Thanks Ipneblett. Indeed I am familiar with the tied device scenario you describe, but Amazon/NetXL do not describe this as being tied/sponsored etc by any third party service.
I chased up NetXL via Amazon and this was their response:
"NetXL shares its products with its sister company Yay, which specialises in VoIP and offers an auto-provisioning feature.
As a result, when Grandstream devices (purchased through NetXL or Yay.com), are powered up for the first time, or factory reset, they speak to Grandstream to ask who the owner of the device is. These settings for the firmware and config server path will have no impact on the device and will change no settings at all if they are not linked to an active Yay.com account.
Additionally these settings can be changed and will not revert unless the device is factory reset and it speaks to Grandstream again.
I can remove this device in particular from Grandstream’s provisioning server if you would like, however to keep the settings in there will have no effect on your enjoyment of the product. "
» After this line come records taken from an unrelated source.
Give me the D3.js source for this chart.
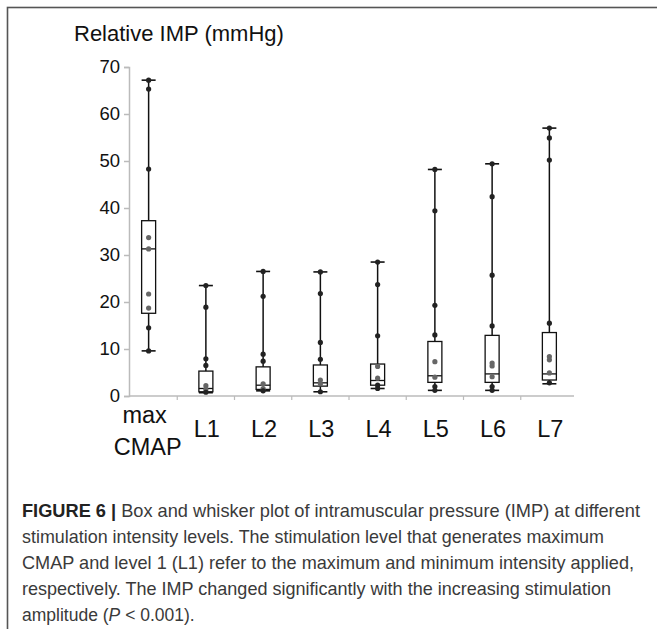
<!DOCTYPE html>
<html>
<head>
<meta charset="utf-8">
<script src="https://cdnjs.cloudflare.com/ajax/libs/d3/7.8.5/d3.min.js"></script>
<style>
  body { margin: 0; background: #fff; }
  svg { display: block; font-family: "Liberation Sans", Arial, sans-serif; }
</style>
</head>
<body>
<script>
// categories (stimulation levels)
var levels = ['max CMAP', 'L1', 'L2', 'L3', 'L4', 'L5', 'L6', 'L7'];

// box summary (mmHg)
var whiskerLow  = [9.6, 0.7, 1.1, 0.9, 1.6, 1.2, 1.2, 2.6];
var boxLow      = [17.6, 0.9, 1.4, 2.1, 2.3, 2.9, 2.9, 3.4];
var medians     = [31.3, 1.6, 2.3, 2.8, 3.3, 4.3, 4.7, 4.7];
var boxHigh     = [37.3, 5.3, 6.2, 6.6, 6.8, 11.6, 12.9, 13.5];
var whiskerHigh = [67.2, 23.5, 26.5, 26.4, 28.5, 48.2, 49.4, 57.0];

// individual subjects per level
var points = [
  [67.2, 65.3, 48.3, 33.7, 31.3, 21.7, 18.7, 14.5, 9.6],
  [23.5, 18.9, 7.9, 6.5, 2.2, 1.4, 0.8],
  [26.5, 21.2, 8.9, 7.4, 2.6, 1.6, 1.1],
  [26.4, 21.8, 11.4, 7.8, 3.4, 2.6, 0.9],
  [28.5, 23.7, 12.8, 6.3, 3.8, 2.3, 1.6],
  [48.2, 39.4, 19.3, 13.0, 7.3, 4.0, 2.0, 1.2],
  [49.4, 42.4, 25.7, 14.9, 7.0, 6.4, 4.1, 2.0, 1.2],
  [57.0, 54.9, 50.2, 15.5, 8.4, 7.7, 4.9, 2.8]
];

var yTicks = [0, 10, 20, 30, 40, 50, 60, 70];

var captionLines = [
  [{t: 'FIGURE 6 | ', b: true}, {t: 'Box and whisker plot of intramuscular pressure (IMP) at different'}],
  [{t: 'stimulation intensity levels. The stimulation level that generates maximum'}],
  [{t: 'CMAP and level 1 (L1) refer to the maximum and minimum intensity applied,'}],
  [{t: 'respectively. The IMP changed significantly with the increasing stimulation'}],
  [{t: 'amplitude ('}, {t: 'P', i: true}, {t: ' < 0.001).'}]
];
// printed width of each full caption line (px); the short last line is left natural
var captionWidths = [618, 582, 612, 589, null];

var W = 657, H = 629;

var svg = d3.select('body').append('svg')
  .attr('width', W)
  .attr('height', H);

// figure frame (runs off the right and bottom edge)
svg.append('rect')
  .attr('x', 7.5).attr('y', 7.5)
  .attr('width', 700).attr('height', 700)
  .attr('fill', 'none')
  .attr('stroke', '#555')
  .attr('stroke-width', 1.6);

var x = d3.scaleBand()
  .domain(levels)
  .range([120, 578]);

var y = d3.scaleLinear()
  .domain([0, 70])
  .range([396, 67]);

var axisX0 = 129;

// y axis
var yAxis = svg.append('g')
  .attr('transform', 'translate(' + axisX0 + ',0)')
  .call(d3.axisLeft(y).tickValues(yTicks).tickSize(5).tickPadding(4));
yAxis.select('.domain').attr('stroke', '#bbb').attr('stroke-width', 1.5);
yAxis.selectAll('.tick line').attr('stroke', '#bbb').attr('stroke-width', 1.5);
yAxis.selectAll('.tick text')
  .attr('font-size', 18.5)
  .attr('font-family', '"Liberation Sans", Arial, sans-serif')
  .attr('fill', '#111');

// x axis: baseline plus small ticks between the groups
var xAxis = svg.append('g');
xAxis.append('line')
  .attr('x1', axisX0).attr('x2', 574)
  .attr('y1', y(0)).attr('y2', y(0))
  .attr('stroke', '#bbb').attr('stroke-width', 1.5);
xAxis.selectAll('.xtick')
  .data(levels.slice(1))
  .enter().append('line')
  .attr('class', 'xtick')
  .attr('x1', function(d) { return x(d); })
  .attr('x2', function(d) { return x(d); })
  .attr('y1', y(0)).attr('y2', y(0) + 4)
  .attr('stroke', '#bbb').attr('stroke-width', 1.2);

// category labels
levels.forEach(function(lv) {
  var cx = x(lv) + x.bandwidth() / 2;
  var words = lv.split(' ');
  var t = svg.append('text')
    .attr('text-anchor', 'middle')
    .attr('font-size', 23.5)
    .attr('fill', '#111');
  if (words.length == 1) {
    t.attr('x', cx + 1).attr('y', 437).text(lv);
  } else {
    t.append('tspan').attr('x', cx - 4).attr('y', 423).text(words[0]);
    t.append('tspan').attr('x', cx - 1).attr('y', 455).text(words[1]);
  }
});

// title
svg.append('text')
  .attr('x', 74)
  .attr('y', 41)
  .attr('font-size', 22)
  .attr('fill', '#111')
  .text('Relative IMP (mmHg)');

// boxes
var boxW = 14;
var groups = svg.selectAll('.level')
  .data(levels)
  .enter().append('g')
  .attr('class', 'level')
  .attr('transform', function(d) {
    return 'translate(' + (x(d) + x.bandwidth() / 2) + ',0)';
  });

groups.append('line')
  .attr('x1', 0).attr('x2', 0)
  .attr('y1', function(d, i) { return y(whiskerLow[i]); })
  .attr('y2', function(d, i) { return y(whiskerHigh[i]); })
  .attr('stroke', '#111').attr('stroke-width', 1.5);

groups.append('rect')
  .attr('x', -boxW / 2)
  .attr('width', boxW)
  .attr('y', function(d, i) { return y(boxHigh[i]); })
  .attr('height', function(d, i) { return y(boxLow[i]) - y(boxHigh[i]); })
  .attr('fill', '#fff')
  .attr('stroke', '#111').attr('stroke-width', 1.3);

groups.append('line')
  .attr('x1', -boxW / 2).attr('x2', boxW / 2)
  .attr('y1', function(d, i) { return y(medians[i]); })
  .attr('y2', function(d, i) { return y(medians[i]); })
  .attr('stroke', '#111').attr('stroke-width', 1.3);

// whisker caps
[whiskerLow, whiskerHigh].forEach(function(arr) {
  groups.append('line')
    .attr('x1', -boxW / 2).attr('x2', boxW / 2)
    .attr('y1', function(d, i) { return y(arr[i]); })
    .attr('y2', function(d, i) { return y(arr[i]); })
    .attr('stroke', '#111').attr('stroke-width', 1.6);
});

// subject dots: grey inside the box, dark on the whisker
groups.each(function(d, i) {
  d3.select(this).selectAll('circle')
    .data(points[i])
    .enter().append('circle')
    .attr('cx', 0)
    .attr('cy', function(v) { return y(v); })
    .attr('r', 2.6)
    .attr('fill', function(v) {
      return (v > boxLow[i] && v < boxHigh[i]) ? '#666' : '#222';
    });
});

// caption
var cap = svg.append('g').attr('fill', '#3a3a3a').attr('font-size', 18.5);
captionLines.forEach(function(line, k) {
  var t = cap.append('text')
    .attr('x', 22)
    .attr('y', 517 + k * 26);
  if (captionWidths[k]) {
    t.attr('textLength', captionWidths[k])
      .attr('lengthAdjust', 'spacingAndGlyphs');
  } else {
    t.attr('font-size', 17.5);
  }
  line.forEach(function(part) {
    t.append('tspan')
      .attr('font-weight', part.b ? 'bold' : null)
      .attr('font-style', part.i ? 'italic' : null)
      .attr('fill', part.b ? '#222' : null)
      .text(part.t);
  });
});
</script>
</body>
</html>
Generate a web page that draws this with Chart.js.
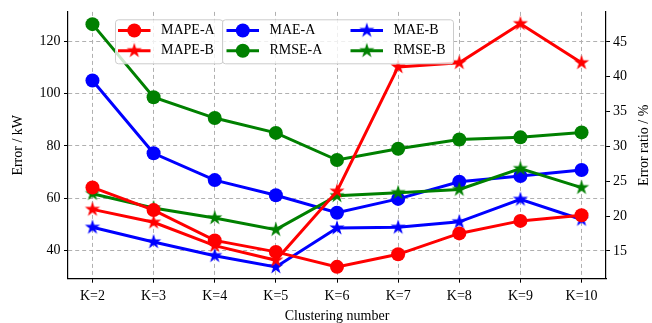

So there you have it, there is a commercial arrangement between the two companies which I assume is for their benefit, not mine. It pretty much confirms my initial suspicion that they have crossed the line from simply providing an introduction. They have actually introduced a backdoor for YAY, so I am entirely dependent on YAY not to interfere with or monitor my device. I remain beholden to their bona-fides, and to their server security.
It is as if I bought the device from YAY.
EDIT - solved - I DID (effectively) buy the device from Yay. I just did not know it, because I was deceived. NetXL and YayYay limited are joined at the hip, same director, same registered address etc. This really annoys me, as having been fully aware of the pitfalls of buying a VoIP device from a service provider, I made sure to buy from an independent reseller - or so I thought.